A theory has emerged, according to CNBC, that “stingy” millennials are at fault for the economy’s slowed growth. By saving more money for their futures, some financial analysts fear millennials are contributing to the framework for the next global recession.

The practice of pinning the blame on millennials for decreasing consumer demand is hardly new. The generation has been accused of killing just about every industry, from cereal to fabric softener.

Millennials have been reduced to stereotypes in the media, as scapegoats for undesirable economic trends facing older generations. 

Caricatures of millennials either paint them as the financially irresponsible “avocado toast-loving generation,” or, now, as cheap, frugal spenders. As we begin to see an increase in the US’ personal savings rate, the latter has become an increasingly popular criticism.

But saving isn’t a bad thing. It’s a smart financial practice that looks to the future instead of adhering to the consumerist values of the past. If millennials aren’t avid spenders, it’s for good reason.

Simply put, millennials don’t have enough money to spend their earnings on non-essentials.
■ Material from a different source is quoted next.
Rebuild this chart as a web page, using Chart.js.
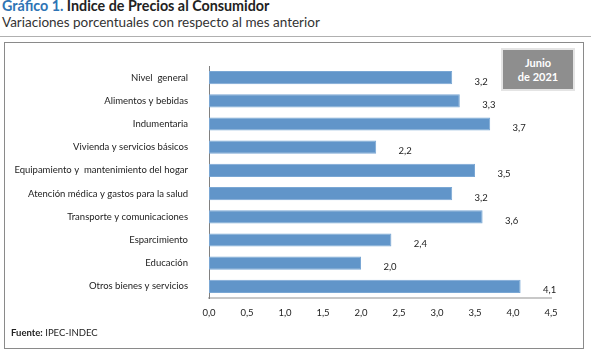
<!DOCTYPE html>
<html lang="es">
<head>
<meta charset="UTF-8">
<title>Indice de Precios al Consumidor</title>
<script src="https://cdn.jsdelivr.net/npm/chart.js"></script>
<style>
  body { margin: 0; width: 591px; height: 361px; position: relative; background: #fff; font-family: Lato, "Open Sans", sans-serif; overflow: hidden; }
  .title { position: absolute; left: 2px; top: -3px; font-size: 14.3px; font-weight: bold; color: #222; white-space: nowrap; }
  .title .num { color: #2e74b5; }
  .subtitle { position: absolute; left: 2px; top: 14px; font-size: 13.5px; color: #333; white-space: nowrap; }
  .rule { position: absolute; left: 0; top: 36px; width: 591px; height: 1px; background: #b0b0b0; }
  .frame { position: absolute; left: 4px; top: 42px; width: 578px; height: 305px; border: 1px solid #8a8a8a; }
  .badge { position: absolute; left: 501px; top: 48px; width: 70px; background: #8e8e8e; border: 2px solid #e4e4e4; color: #fff; font-weight: bold; font-size: 11px; text-align: center; line-height: 14px; padding-top: 6px; height: 33px; }
  .source { position: absolute; left: 11px; top: 327px; font-size: 9.5px; color: #222; }
  canvas { position: absolute; left: 0; top: 0; }
</style>
</head>
<body>
<div class="title"><span class="num">Gráfico 1.</span> Indice de Precios al Consumidor</div>
<div class="subtitle">Variaciones porcentuales con respecto al mes anterior</div>
<div class="rule"></div>
<div class="frame"></div>
<canvas id="chart" width="591" height="361"></canvas>
<div class="badge">Junio<br>de 2021</div>
<div class="source"><b>Fuente:</b> IPEC-INDEC</div>
<script>
const categories = [
  'Nivel  general',
  'Alimentos y bebidas',
  'Indumentaria',
  'Vivienda y servicios básicos',
  'Equipamiento y  mantenimiento del hogar',
  'Atención médica y gastos para la salud',
  'Transporte y comunicaciones',
  'Esparcimiento',
  'Educación',
  'Otros bienes y servicios'
];
const values = [3.2, 3.3, 3.7, 2.2, 3.5, 3.2, 3.6, 2.4, 2.0, 4.1];
const xTicks = [0, 0.5, 1, 1.5, 2, 2.5, 3, 3.5, 4, 4.5];

const fmt = v => v.toFixed(1).replace('.', ',');

// value labels to the right of each bar
const valueLabels = {
  id: 'valueLabels',
  afterDatasetsDraw(chart) {
    const ctx = chart.ctx;
    const meta = chart.getDatasetMeta(0);
    ctx.save();
    ctx.font = '9.5px Lato, "Open Sans", sans-serif';
    ctx.fillStyle = '#222';
    ctx.textAlign = 'center';
    ctx.textBaseline = 'middle';
    meta.data.forEach((bar, i) => {
      ctx.fillText(fmt(values[i]), bar.x + 29, bar.y + 4);
    });
    ctx.restore();
  }
};

new Chart(document.getElementById('chart'), {
  type: 'bar',
  data: {
    labels: categories,
    datasets: [{
      data: values,
      backgroundColor: '#6195c9',
      borderColor: '#7aa7d4',
      borderWidth: 1,
      borderSkipped: false,
      barPercentage: 0.57,
      categoryPercentage: 1
    }]
  },
  options: {
    indexAxis: 'y',
    responsive: false,
    animation: false,
    events: [],
    layout: { padding: { top: 66, right: 40, bottom: 33, left: 0 } },
    plugins: { legend: { display: false }, tooltip: { enabled: false } },
    scales: {
      x: {
        min: 0,
        max: 4.5,
        afterBuildTicks: s => { s.ticks = xTicks.map(v => ({ value: v })); },
        afterFit: s => { s.height = 30; },
        grid: { display: false, drawTicks: false },
        border: { display: true, color: '#c8c8c8', width: 2 },
        ticks: {
          padding: 9,
          color: '#222',
          font: { family: 'Lato, "Open Sans", sans-serif', size: 9.5 },
          callback: v => fmt(v)
        }
      },
      y: {
        afterFit: s => { s.width = 209; },
        grid: { display: false, drawTicks: false },
        border: { display: true, color: '#808080', width: 1 },
        ticks: {
          padding: 21,
          color: '#222',
          font: { family: 'Lato, "Open Sans", sans-serif', size: 9.5 }
        }
      }
    }
  },
  plugins: [valueLabels]
});
</script>
</body>
</html>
Rising housing costs have forced the generation to save whatever money they have left for practical spending on essentials like groceries and education. University tuition has risen 40 per cent in Canada over the last decade, far outpacing the rate of inflation. 

Living is expensive. Once millennials have spent most of their money on housing, food, utilities, and an education, they don’t have the financial means to float the dying marmalade industry.

The decrease in consumerist shopping trends also reflects a shift in collective values, as a younger generation begins to fill out the workforce and control disposable income. Many millennials have significant concerns about the environment, leading them to prioritize sustainability with a focus unprecedented by older generations.

Moving away from spending money on cheap, single-use, and unsustainable products doesn’t only mean saving money on non-necessities, it’s also a better practice for the environment.

Change can be difficult to accept: a decline in spending may seem like unwelcome change to some concerned for the economy’s wellbeing.

But saving is practical, and it steers us away from a consumerist culture with negative implications for our personal finances, as well as the environment.

While it may be tempting for older generations to villainize millennials for saving their money, a small increase in the personal savings rate doesn’t spell out automatic economic downturn.